### WHAT NEEDS TO BE DONE
Reproduce the listing exactly, with no pictures in your copy.

### MATERIAL
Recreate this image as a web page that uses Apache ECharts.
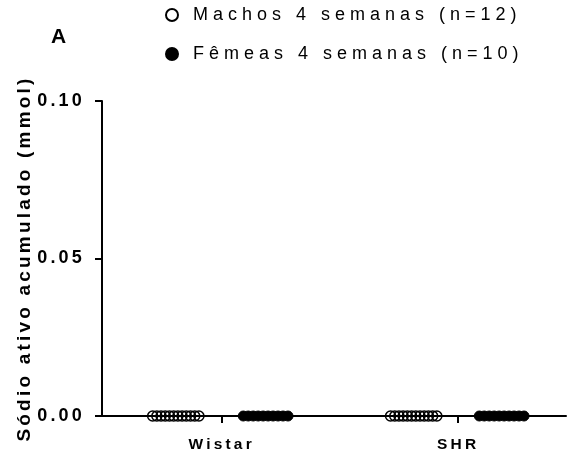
<!DOCTYPE html>
<html>
<head>
<meta charset="utf-8">
<script src="https://cdn.jsdelivr.net/npm/echarts@6/dist/echarts.min.js"></script>
<style>
  html, body { margin: 0; padding: 0; background: #fff; }
  #chart { width: 567px; height: 453px; }
</style>
</head>
<body>
<div id="chart"></div>
<script>
// dados (todos os valores ficaram em zero)
var categorias = ['Wistar', 'SHR'];
var machosWistar = [0, 0, 0, 0, 0, 0, 0, 0, 0, 0, 0, 0];
var femeasWistar = [0, 0, 0, 0, 0, 0, 0, 0, 0, 0];
var machosSHR = [0, 0, 0, 0, 0, 0, 0, 0, 0, 0, 0, 0];
var femeasSHR = [0, 0, 0, 0, 0, 0, 0, 0, 0, 0];
var yTicks = [0, 0.05, 0.10];

// GraphPad-like spaced lettering (regular text is spaced a bit wider)
var _fillText = CanvasRenderingContext2D.prototype.fillText;
CanvasRenderingContext2D.prototype.fillText = function () {
  this.letterSpacing = /bold/.test(this.font) ? '3.2px' : '5px';
  return _fillText.apply(this, arguments);
};

var font = 'Liberation Sans, Arial, sans-serif';

// spread the points of a group horizontally around its category
function espalhar(valores, pos, desloc, passo) {
  var n = valores.length;
  return valores.map(function (v, i) {
    return [pos + desloc + (i - (n - 1) / 2) * passo, v];
  });
}

var myChart = echarts.init(document.getElementById('chart'));

var option = {
  animation: false,
  backgroundColor: '#fff',
  grid: { left: 102, right: 1, top: 101, bottom: 36 },
  legend: {
    orient: 'vertical',
    left: 160,
    top: 1,
    itemWidth: 12,
    itemHeight: 12,
    itemGap: 21,
    textStyle: { fontFamily: font, fontSize: 18, color: '#000', padding: [0, 0, 0, 10] },
    data: [
      { name: 'Machos 4 semanas (n=12)', icon: 'circle' },
      { name: 'Fêmeas 4 semanas (n=10)', icon: 'circle' }
    ]
  },
  graphic: [{
    type: 'text', left: 51, top: 27,
    style: { text: 'A', font: 'bold 21px ' + font, fill: '#000' }
  }],
  xAxis: {
    type: 'value',
    min: 0.494,
    max: 2.456,
    splitLine: { show: false },
    axisLine: { lineStyle: { color: '#000', width: 2 } },
    axisTick: { show: true, length: 7, lineStyle: { color: '#000', width: 2 }, customValues: [1, 2] },
    axisLabel: {
      customValues: [1, 2],
      formatter: function (v) { return categorias[Math.round(v) - 1]; },
      fontFamily: font, fontSize: 15.5, fontWeight: 'bold', color: '#000', margin: 21
    }
  },
  yAxis: {
    type: 'value',
    min: 0,
    max: 0.10,
    interval: 0.05,
    name: 'Sódio ativo acumulado (mmol)',
    nameLocation: 'middle',
    nameGap: 68,
    nameTextStyle: { fontFamily: font, fontSize: 19, fontWeight: 'bold', color: '#000' },
    splitLine: { show: false },
    axisLine: { show: true, lineStyle: { color: '#000', width: 2 } },
    axisTick: { show: true, length: 7, lineStyle: { color: '#000', width: 2 } },
    axisLabel: {
      formatter: function (v) { return v.toFixed(2); },
      fontFamily: font, fontSize: 18, fontWeight: 'bold', color: '#000', margin: 17
    }
  },
  series: [
    {
      name: 'Machos 4 semanas (n=12)',
      type: 'scatter',
      symbol: 'circle',
      symbolSize: 10,
      itemStyle: { color: 'rgba(255,255,255,0)', borderColor: '#000', borderWidth: 1.5, opacity: 1 },
      data: espalhar(machosWistar, 1, -0.194, 0.0178).concat(espalhar(machosSHR, 2, -0.188, 0.0178))
    },
    {
      name: 'Fêmeas 4 semanas (n=10)',
      type: 'scatter',
      symbol: 'circle',
      symbolSize: 10,
      itemStyle: { color: '#000', borderColor: '#000', borderWidth: 1, opacity: 1 },
      data: espalhar(femeasWistar, 1, 0.186, 0.021).concat(espalhar(femeasSHR, 2, 0.184, 0.021))
    }
  ]
};

myChart.setOption(option);
</script>
</body>
</html>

### SOLUTION TO THE PROBLEM
Recreate this image as a web page that uses Apache ECharts.
<!DOCTYPE html>
<html>
<head>
<meta charset="utf-8">
<script src="https://cdn.jsdelivr.net/npm/echarts@6/dist/echarts.min.js"></script>
<style>
  html, body { margin: 0; padding: 0; background: #fff; }
  #chart { width: 567px; height: 453px; }
</style>
</head>
<body>
<div id="chart"></div>
<script>
// dados (todos os valores ficaram em zero)
var categorias = ['Wistar', 'SHR'];
var machosWistar = [0, 0, 0, 0, 0, 0, 0, 0, 0, 0, 0, 0];
var femeasWistar = [0, 0, 0, 0, 0, 0, 0, 0, 0, 0];
var machosSHR = [0, 0, 0, 0, 0, 0, 0, 0, 0, 0, 0, 0];
var femeasSHR = [0, 0, 0, 0, 0, 0, 0, 0, 0, 0];
var yTicks = [0, 0.05, 0.10];

// GraphPad-like spaced lettering (regular text is spaced a bit wider)
var _fillText = CanvasRenderingContext2D.prototype.fillText;
CanvasRenderingContext2D.prototype.fillText = function () {
  this.letterSpacing = /bold/.test(this.font) ? '3.2px' : '5px';
  return _fillText.apply(this, arguments);
};

var font = 'Liberation Sans, Arial, sans-serif';

// spread the points of a group horizontally around its category
function espalhar(valores, pos, desloc, passo) {
  var n = valores.length;
  return valores.map(function (v, i) {
    return [pos + desloc + (i - (n - 1) / 2) * passo, v];
  });
}

var myChart = echarts.init(document.getElementById('chart'));

var option = {
  animation: false,
  backgroundColor: '#fff',
  grid: { left: 102, right: 1, top: 101, bottom: 36 },
  legend: {
    orient: 'vertical',
    left: 160,
    top: 1,
    itemWidth: 12,
    itemHeight: 12,
    itemGap: 21,
    textStyle: { fontFamily: font, fontSize: 18, color: '#000', padding: [0, 0, 0, 10] },
    data: [
      { name: 'Machos 4 semanas (n=12)', icon: 'circle' },
      { name: 'Fêmeas 4 semanas (n=10)', icon: 'circle' }
    ]
  },
  graphic: [{
    type: 'text', left: 51, top: 27,
    style: { text: 'A', font: 'bold 21px ' + font, fill: '#000' }
  }],
  xAxis: {
    type: 'value',
    min: 0.494,
    max: 2.456,
    splitLine: { show: false },
    axisLine: { lineStyle: { color: '#000', width: 2 } },
    axisTick: { show: true, length: 7, lineStyle: { color: '#000', width: 2 }, customValues: [1, 2] },
    axisLabel: {
      customValues: [1, 2],
      formatter: function (v) { return categorias[Math.round(v) - 1]; },
      fontFamily: font, fontSize: 15.5, fontWeight: 'bold', color: '#000', margin: 21
    }
  },
  yAxis: {
    type: 'value',
    min: 0,
    max: 0.10,
    interval: 0.05,
    name: 'Sódio ativo acumulado (mmol)',
    nameLocation: 'middle',
    nameGap: 68,
    nameTextStyle: { fontFamily: font, fontSize: 19, fontWeight: 'bold', color: '#000' },
    splitLine: { show: false },
    axisLine: { show: true, lineStyle: { color: '#000', width: 2 } },
    axisTick: { show: true, length: 7, lineStyle: { color: '#000', width: 2 } },
    axisLabel: {
      formatter: function (v) { return v.toFixed(2); },
      fontFamily: font, fontSize: 18, fontWeight: 'bold', color: '#000', margin: 17
    }
  },
  series: [
    {
      name: 'Machos 4 semanas (n=12)',
      type: 'scatter',
      symbol: 'circle',
      symbolSize: 10,
      itemStyle: { color: 'rgba(255,255,255,0)', borderColor: '#000', borderWidth: 1.5, opacity: 1 },
      data: espalhar(machosWistar, 1, -0.194, 0.0178).concat(espalhar(machosSHR, 2, -0.188, 0.0178))
    },
    {
      name: 'Fêmeas 4 semanas (n=10)',
      type: 'scatter',
      symbol: 'circle',
      symbolSize: 10,
      itemStyle: { color: '#000', borderColor: '#000', borderWidth: 1, opacity: 1 },
      data: espalhar(femeasWistar, 1, 0.186, 0.021).concat(espalhar(femeasSHR, 2, 0.184, 0.021))
    }
  ]
};

myChart.setOption(option);
</script>
</body>
</html>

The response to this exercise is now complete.